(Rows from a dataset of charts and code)
:::

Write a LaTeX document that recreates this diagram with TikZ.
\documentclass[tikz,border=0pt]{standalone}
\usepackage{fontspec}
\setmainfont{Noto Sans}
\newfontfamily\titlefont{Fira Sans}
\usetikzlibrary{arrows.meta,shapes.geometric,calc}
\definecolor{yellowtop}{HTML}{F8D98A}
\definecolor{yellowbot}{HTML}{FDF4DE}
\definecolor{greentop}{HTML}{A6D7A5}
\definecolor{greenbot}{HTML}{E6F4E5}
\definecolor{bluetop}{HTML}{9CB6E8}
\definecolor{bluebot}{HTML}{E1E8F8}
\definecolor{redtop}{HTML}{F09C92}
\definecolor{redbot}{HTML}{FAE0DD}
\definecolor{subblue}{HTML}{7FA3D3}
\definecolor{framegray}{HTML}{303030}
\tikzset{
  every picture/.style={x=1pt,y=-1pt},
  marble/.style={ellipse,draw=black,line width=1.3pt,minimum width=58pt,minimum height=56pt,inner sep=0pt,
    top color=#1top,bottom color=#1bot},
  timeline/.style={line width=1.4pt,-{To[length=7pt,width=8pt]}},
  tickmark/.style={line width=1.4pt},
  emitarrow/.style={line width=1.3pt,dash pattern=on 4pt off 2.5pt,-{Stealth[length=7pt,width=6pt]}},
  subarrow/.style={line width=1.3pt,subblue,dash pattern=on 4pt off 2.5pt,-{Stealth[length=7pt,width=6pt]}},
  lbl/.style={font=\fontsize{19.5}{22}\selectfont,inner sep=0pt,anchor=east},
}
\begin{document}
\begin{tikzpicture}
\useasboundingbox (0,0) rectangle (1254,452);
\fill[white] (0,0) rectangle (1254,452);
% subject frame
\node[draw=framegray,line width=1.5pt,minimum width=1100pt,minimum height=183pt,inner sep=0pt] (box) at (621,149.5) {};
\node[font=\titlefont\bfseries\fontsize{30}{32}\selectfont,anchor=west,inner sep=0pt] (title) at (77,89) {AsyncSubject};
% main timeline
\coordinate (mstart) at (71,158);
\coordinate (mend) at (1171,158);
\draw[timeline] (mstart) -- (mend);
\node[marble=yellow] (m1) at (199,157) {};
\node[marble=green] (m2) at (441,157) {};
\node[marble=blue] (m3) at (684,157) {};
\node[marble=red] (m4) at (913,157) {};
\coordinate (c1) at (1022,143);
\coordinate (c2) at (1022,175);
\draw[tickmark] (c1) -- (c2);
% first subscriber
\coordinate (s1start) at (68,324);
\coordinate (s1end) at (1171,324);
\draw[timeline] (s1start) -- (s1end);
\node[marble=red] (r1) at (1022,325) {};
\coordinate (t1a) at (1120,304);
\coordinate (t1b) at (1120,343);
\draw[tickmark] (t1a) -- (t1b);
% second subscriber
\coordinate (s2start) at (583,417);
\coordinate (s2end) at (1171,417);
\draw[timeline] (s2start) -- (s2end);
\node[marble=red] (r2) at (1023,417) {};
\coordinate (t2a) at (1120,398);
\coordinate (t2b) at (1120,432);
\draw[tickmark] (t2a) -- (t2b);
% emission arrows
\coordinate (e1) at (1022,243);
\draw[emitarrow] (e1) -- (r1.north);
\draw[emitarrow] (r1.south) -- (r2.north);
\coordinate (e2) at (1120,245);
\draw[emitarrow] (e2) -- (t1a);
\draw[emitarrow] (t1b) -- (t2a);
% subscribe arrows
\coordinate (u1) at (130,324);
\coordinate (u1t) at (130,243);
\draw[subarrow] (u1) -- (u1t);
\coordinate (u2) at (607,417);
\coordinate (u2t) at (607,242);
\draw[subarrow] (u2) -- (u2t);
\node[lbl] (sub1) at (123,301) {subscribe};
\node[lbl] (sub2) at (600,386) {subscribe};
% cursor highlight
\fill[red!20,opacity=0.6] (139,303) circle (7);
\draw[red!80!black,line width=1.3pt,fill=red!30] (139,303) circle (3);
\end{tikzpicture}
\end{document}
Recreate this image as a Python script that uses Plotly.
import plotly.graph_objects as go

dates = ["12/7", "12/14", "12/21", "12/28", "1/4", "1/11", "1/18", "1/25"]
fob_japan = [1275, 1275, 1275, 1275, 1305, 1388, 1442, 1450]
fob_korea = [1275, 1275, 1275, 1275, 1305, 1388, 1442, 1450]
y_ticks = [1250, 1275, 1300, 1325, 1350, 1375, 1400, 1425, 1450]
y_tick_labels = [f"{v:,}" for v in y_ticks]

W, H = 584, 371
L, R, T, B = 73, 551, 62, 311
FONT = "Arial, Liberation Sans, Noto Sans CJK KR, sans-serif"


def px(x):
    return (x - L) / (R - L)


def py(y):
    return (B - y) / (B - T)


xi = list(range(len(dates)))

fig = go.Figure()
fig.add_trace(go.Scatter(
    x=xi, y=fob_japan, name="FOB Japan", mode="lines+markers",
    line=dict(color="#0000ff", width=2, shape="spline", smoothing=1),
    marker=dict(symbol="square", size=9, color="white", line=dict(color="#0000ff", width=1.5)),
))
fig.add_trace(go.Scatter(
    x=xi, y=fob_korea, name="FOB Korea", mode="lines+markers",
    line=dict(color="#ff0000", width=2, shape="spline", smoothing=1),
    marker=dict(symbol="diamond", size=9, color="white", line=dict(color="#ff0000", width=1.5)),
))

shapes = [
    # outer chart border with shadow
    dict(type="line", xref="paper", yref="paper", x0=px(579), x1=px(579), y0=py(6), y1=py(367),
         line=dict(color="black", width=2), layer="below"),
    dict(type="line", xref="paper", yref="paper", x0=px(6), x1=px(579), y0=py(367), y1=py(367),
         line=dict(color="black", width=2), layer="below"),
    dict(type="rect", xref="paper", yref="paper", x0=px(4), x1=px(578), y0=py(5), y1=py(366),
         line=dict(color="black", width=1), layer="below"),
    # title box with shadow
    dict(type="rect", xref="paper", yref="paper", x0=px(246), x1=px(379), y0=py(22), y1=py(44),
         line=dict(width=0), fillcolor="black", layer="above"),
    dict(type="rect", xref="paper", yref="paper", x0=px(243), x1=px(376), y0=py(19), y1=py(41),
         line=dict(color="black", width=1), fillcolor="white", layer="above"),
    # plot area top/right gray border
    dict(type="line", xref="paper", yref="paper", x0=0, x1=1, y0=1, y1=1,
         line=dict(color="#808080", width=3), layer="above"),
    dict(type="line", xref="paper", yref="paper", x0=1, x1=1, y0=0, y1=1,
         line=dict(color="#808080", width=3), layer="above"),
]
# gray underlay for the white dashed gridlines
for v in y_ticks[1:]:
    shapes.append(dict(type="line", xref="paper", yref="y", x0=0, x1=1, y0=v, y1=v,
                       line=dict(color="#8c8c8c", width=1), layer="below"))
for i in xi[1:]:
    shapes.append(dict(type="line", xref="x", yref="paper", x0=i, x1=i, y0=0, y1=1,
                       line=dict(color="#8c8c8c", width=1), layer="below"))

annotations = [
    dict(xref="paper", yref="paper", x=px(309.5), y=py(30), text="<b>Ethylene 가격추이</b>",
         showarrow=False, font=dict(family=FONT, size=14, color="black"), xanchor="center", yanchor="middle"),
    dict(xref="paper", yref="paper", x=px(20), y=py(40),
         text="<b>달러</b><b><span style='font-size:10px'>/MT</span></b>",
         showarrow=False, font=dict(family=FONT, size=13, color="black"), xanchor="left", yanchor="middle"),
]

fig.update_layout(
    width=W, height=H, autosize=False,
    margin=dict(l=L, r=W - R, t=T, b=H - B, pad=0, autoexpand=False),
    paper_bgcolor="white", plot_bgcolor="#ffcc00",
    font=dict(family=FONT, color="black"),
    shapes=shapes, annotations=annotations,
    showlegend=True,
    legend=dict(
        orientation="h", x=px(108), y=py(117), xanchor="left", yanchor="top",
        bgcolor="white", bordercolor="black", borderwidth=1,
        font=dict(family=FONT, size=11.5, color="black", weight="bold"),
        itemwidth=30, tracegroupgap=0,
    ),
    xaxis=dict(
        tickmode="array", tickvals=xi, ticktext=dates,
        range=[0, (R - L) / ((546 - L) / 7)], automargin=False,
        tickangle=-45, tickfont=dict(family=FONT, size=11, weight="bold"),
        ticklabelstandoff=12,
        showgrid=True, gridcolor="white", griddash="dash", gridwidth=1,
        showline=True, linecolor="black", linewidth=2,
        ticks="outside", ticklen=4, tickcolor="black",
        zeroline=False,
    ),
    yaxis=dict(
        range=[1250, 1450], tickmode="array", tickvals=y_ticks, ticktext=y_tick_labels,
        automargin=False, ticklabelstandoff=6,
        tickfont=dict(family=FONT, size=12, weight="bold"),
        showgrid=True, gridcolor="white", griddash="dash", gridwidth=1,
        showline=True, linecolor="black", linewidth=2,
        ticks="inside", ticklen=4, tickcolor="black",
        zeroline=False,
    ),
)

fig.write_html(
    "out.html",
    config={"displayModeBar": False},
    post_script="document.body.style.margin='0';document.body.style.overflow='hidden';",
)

:::

### [Description of the task]
Quote the listing above, but only from the line that shows "Recreate this image" through the line that shows "v in y_ticks]".

### [Written response]
Recreate this image as a Python script that uses Plotly.
import plotly.graph_objects as go

dates = ["12/7", "12/14", "12/21", "12/28", "1/4", "1/11", "1/18", "1/25"]
fob_japan = [1275, 1275, 1275, 1275, 1305, 1388, 1442, 1450]
fob_korea = [1275, 1275, 1275, 1275, 1305, 1388, 1442, 1450]
y_ticks = [1250, 1275, 1300, 1325, 1350, 1375, 1400, 1425, 1450]
y_tick_labels = [f"{v:,}" for v in y_ticks]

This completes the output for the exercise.